— Supplied data —
#####

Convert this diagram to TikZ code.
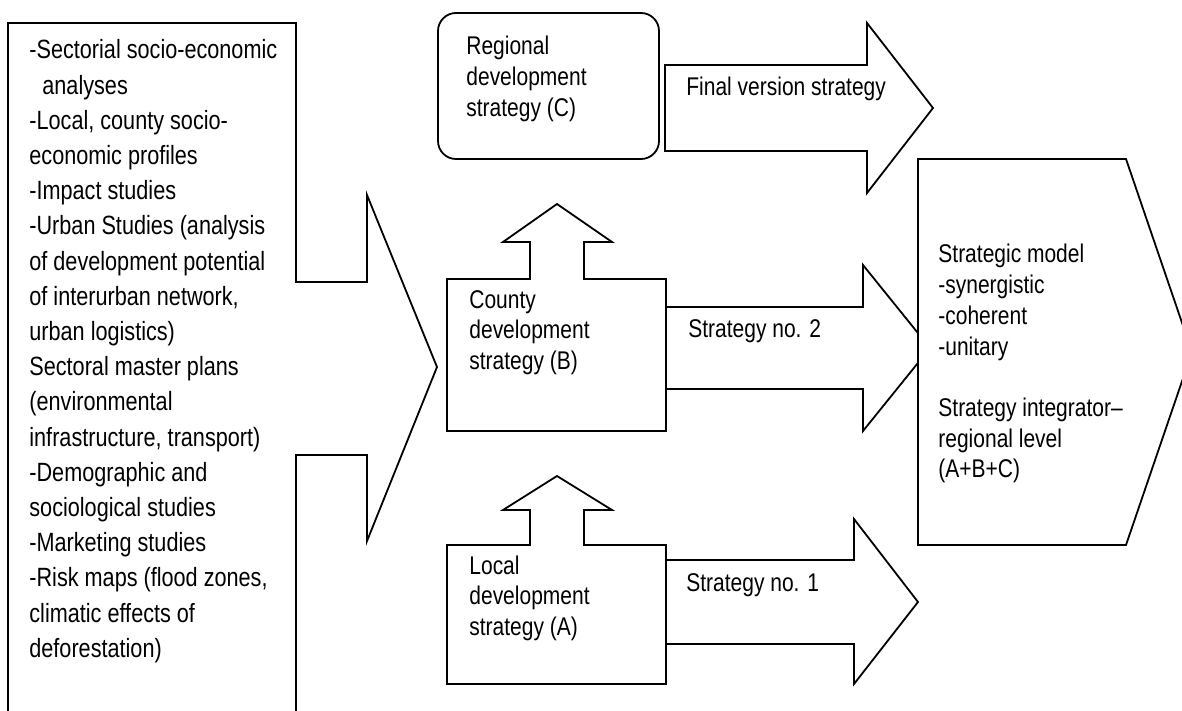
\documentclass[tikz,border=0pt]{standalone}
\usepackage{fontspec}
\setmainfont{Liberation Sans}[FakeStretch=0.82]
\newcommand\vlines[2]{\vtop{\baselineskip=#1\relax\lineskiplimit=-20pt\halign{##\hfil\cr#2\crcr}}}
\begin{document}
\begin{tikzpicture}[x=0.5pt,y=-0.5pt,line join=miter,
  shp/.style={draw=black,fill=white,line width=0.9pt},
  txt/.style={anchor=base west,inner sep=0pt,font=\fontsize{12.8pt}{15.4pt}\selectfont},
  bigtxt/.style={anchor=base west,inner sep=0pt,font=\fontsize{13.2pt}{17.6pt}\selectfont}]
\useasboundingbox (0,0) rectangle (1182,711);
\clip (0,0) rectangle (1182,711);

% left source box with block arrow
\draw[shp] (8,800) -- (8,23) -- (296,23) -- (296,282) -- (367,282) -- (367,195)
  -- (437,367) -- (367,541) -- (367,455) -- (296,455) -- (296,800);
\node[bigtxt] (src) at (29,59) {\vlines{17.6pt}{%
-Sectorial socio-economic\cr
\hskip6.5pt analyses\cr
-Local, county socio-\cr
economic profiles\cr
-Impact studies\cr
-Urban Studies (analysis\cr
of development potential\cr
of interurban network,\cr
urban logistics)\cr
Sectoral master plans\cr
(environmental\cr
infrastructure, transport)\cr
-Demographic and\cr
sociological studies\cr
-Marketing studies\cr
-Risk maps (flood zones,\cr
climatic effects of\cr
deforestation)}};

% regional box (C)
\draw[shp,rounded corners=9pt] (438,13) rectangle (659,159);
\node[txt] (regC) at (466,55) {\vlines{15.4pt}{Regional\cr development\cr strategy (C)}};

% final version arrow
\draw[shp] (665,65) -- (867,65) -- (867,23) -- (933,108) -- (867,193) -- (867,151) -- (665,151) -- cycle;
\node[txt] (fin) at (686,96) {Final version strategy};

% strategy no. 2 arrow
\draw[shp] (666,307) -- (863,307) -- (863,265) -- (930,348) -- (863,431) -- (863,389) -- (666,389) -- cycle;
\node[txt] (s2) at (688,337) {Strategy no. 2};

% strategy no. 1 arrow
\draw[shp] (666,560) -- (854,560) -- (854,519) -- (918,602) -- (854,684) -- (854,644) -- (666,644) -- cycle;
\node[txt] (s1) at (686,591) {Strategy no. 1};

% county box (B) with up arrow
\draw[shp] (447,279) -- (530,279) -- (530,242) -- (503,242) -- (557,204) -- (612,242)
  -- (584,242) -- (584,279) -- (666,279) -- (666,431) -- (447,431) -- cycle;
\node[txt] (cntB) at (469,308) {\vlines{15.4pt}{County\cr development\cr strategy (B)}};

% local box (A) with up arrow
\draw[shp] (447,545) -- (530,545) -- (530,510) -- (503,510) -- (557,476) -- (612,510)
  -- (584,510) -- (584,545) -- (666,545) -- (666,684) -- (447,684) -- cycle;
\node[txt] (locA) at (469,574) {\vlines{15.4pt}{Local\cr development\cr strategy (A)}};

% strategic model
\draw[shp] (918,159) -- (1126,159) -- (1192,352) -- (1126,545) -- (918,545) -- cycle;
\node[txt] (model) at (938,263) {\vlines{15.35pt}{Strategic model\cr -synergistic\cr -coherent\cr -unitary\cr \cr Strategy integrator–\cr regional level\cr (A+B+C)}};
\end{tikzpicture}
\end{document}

#####

Without the images, write out each line of the data verbatim.

— Output of the exercise —
Convert this diagram to TikZ code.
\documentclass[tikz,border=0pt]{standalone}
\usepackage{fontspec}
\setmainfont{Liberation Sans}[FakeStretch=0.82]
\newcommand\vlines[2]{\vtop{\baselineskip=#1\relax\lineskiplimit=-20pt\halign{##\hfil\cr#2\crcr}}}
\begin{document}
\begin{tikzpicture}[x=0.5pt,y=-0.5pt,line join=miter,
  shp/.style={draw=black,fill=white,line width=0.9pt},
  txt/.style={anchor=base west,inner sep=0pt,font=\fontsize{12.8pt}{15.4pt}\selectfont},
  bigtxt/.style={anchor=base west,inner sep=0pt,font=\fontsize{13.2pt}{17.6pt}\selectfont}]
\useasboundingbox (0,0) rectangle (1182,711);
\clip (0,0) rectangle (1182,711);

% left source box with block arrow
\draw[shp] (8,800) -- (8,23) -- (296,23) -- (296,282) -- (367,282) -- (367,195)
  -- (437,367) -- (367,541) -- (367,455) -- (296,455) -- (296,800);
\node[bigtxt] (src) at (29,59) {\vlines{17.6pt}{%
-Sectorial socio-economic\cr
\hskip6.5pt analyses\cr
-Local, county socio-\cr
economic profiles\cr
-Impact studies\cr
-Urban Studies (analysis\cr
of development potential\cr
of interurban network,\cr
urban logistics)\cr
Sectoral master plans\cr
(environmental\cr
infrastructure, transport)\cr
-Demographic and\cr
sociological studies\cr
-Marketing studies\cr
-Risk maps (flood zones,\cr
climatic effects of\cr
deforestation)}};

% regional box (C)
\draw[shp,rounded corners=9pt] (438,13) rectangle (659,159);
\node[txt] (regC) at (466,55) {\vlines{15.4pt}{Regional\cr development\cr strategy (C)}};

% final version arrow
\draw[shp] (665,65) -- (867,65) -- (867,23) -- (933,108) -- (867,193) -- (867,151) -- (665,151) -- cycle;
\node[txt] (fin) at (686,96) {Final version strategy};

% strategy no. 2 arrow
\draw[shp] (666,307) -- (863,307) -- (863,265) -- (930,348) -- (863,431) -- (863,389) -- (666,389) -- cycle;
\node[txt] (s2) at (688,337) {Strategy no. 2};

% strategy no. 1 arrow
\draw[shp] (666,560) -- (854,560) -- (854,519) -- (918,602) -- (854,684) -- (854,644) -- (666,644) -- cycle;
\node[txt] (s1) at (686,591) {Strategy no. 1};

% county box (B) with up arrow
\draw[shp] (447,279) -- (530,279) -- (530,242) -- (503,242) -- (557,204) -- (612,242)
  -- (584,242) -- (584,279) -- (666,279) -- (666,431) -- (447,431) -- cycle;
\node[txt] (cntB) at (469,308) {\vlines{15.4pt}{County\cr development\cr strategy (B)}};

% local box (A) with up arrow
\draw[shp] (447,545) -- (530,545) -- (530,510) -- (503,510) -- (557,476) -- (612,510)
  -- (584,510) -- (584,545) -- (666,545) -- (666,684) -- (447,684) -- cycle;
\node[txt] (locA) at (469,574) {\vlines{15.4pt}{Local\cr development\cr strategy (A)}};

% strategic model
\draw[shp] (918,159) -- (1126,159) -- (1192,352) -- (1126,545) -- (918,545) -- cycle;
\node[txt] (model) at (938,263) {\vlines{15.35pt}{Strategic model\cr -synergistic\cr -coherent\cr -unitary\cr \cr Strategy integrator–\cr regional level\cr (A+B+C)}};
\end{tikzpicture}
\end{document}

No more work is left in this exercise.